> Entries with chart source code:
═══

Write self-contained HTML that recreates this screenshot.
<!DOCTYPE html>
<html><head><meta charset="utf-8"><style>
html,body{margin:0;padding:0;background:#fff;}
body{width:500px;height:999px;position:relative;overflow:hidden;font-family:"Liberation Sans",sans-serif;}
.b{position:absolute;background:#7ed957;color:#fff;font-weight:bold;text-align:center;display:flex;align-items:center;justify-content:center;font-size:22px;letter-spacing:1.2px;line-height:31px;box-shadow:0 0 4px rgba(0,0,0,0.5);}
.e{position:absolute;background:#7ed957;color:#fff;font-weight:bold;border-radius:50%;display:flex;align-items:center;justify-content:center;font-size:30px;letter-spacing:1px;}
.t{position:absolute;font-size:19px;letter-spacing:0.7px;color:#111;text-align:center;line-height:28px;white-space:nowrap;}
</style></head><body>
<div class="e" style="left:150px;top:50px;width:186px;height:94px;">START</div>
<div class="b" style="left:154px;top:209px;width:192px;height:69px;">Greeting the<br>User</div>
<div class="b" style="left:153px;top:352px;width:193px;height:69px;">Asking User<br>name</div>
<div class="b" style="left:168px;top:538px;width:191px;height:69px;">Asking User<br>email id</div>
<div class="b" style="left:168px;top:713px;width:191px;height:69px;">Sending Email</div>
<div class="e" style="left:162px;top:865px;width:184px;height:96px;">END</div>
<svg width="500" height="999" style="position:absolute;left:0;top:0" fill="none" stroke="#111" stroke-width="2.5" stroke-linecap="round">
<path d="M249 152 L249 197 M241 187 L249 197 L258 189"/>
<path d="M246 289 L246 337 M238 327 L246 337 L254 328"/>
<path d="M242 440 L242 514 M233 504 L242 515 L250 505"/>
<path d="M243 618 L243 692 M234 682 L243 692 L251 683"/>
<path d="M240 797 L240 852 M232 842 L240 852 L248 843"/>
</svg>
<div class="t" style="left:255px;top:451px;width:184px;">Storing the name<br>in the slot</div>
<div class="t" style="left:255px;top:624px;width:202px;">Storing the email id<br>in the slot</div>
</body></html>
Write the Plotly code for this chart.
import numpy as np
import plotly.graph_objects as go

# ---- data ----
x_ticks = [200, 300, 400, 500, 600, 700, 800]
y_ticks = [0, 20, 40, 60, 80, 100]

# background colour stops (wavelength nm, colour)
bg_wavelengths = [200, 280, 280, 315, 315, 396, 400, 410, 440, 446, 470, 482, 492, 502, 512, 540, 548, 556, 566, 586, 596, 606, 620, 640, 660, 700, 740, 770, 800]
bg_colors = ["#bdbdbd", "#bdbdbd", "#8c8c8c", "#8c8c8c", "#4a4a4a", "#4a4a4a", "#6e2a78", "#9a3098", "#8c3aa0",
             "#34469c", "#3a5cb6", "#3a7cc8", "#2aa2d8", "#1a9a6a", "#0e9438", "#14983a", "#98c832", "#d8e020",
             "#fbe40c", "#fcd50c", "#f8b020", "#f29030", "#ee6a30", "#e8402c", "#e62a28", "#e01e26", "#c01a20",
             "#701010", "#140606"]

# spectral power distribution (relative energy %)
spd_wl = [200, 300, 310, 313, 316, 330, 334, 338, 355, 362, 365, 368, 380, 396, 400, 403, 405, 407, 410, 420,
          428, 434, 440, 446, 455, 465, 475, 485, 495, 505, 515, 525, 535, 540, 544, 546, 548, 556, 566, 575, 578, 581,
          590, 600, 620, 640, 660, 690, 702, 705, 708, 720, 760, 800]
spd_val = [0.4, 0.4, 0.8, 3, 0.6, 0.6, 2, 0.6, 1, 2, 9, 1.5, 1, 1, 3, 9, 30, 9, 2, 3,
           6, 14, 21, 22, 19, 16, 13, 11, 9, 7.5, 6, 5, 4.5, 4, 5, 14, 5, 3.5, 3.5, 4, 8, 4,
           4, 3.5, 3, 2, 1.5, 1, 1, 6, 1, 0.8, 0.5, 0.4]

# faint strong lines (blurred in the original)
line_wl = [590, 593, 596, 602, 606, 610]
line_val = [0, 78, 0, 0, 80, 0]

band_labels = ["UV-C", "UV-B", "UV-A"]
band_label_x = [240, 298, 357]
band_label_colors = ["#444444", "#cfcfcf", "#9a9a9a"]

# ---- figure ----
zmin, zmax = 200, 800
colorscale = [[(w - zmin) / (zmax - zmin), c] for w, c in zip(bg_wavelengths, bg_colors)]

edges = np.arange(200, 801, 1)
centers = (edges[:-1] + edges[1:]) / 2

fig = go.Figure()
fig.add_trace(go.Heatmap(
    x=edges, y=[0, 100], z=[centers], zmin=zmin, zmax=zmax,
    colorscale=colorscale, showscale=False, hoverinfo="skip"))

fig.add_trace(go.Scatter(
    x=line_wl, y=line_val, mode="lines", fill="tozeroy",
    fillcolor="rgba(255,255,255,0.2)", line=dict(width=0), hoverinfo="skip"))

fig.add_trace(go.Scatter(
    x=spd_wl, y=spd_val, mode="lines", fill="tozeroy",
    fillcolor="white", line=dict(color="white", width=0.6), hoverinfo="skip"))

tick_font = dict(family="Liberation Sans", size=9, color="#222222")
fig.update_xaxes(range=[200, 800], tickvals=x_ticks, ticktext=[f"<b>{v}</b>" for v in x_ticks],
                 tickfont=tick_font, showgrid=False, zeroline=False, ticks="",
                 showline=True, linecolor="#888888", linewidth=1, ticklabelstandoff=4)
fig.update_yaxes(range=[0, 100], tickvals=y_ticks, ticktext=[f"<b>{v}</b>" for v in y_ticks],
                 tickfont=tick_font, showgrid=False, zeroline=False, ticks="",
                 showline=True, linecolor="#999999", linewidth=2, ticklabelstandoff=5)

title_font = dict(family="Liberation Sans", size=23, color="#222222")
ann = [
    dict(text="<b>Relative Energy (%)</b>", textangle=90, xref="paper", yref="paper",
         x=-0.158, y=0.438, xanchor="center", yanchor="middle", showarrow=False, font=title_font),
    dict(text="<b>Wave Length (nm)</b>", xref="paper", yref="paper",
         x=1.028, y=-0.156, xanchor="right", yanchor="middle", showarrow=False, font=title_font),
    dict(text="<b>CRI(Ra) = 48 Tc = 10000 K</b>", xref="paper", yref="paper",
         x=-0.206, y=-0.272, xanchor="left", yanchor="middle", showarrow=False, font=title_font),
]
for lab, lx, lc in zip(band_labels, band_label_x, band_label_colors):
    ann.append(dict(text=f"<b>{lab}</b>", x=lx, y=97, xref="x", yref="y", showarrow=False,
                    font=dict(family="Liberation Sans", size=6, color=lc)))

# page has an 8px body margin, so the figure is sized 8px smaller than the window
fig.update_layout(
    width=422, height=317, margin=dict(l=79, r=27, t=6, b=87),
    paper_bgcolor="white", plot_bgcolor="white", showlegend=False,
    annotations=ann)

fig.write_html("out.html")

═══

> Exercise: Return, unchanged, the run of lines above that opens with the line containing "Write the Plotly code for this chart." and closes with the line containing "y_ticks = [0, 20, 40, 60, 80, 100]". Include both.

> Full response:
Write the Plotly code for this chart.
import numpy as np
import plotly.graph_objects as go

# ---- data ----
x_ticks = [200, 300, 400, 500, 600, 700, 800]
y_ticks = [0, 20, 40, 60, 80, 100]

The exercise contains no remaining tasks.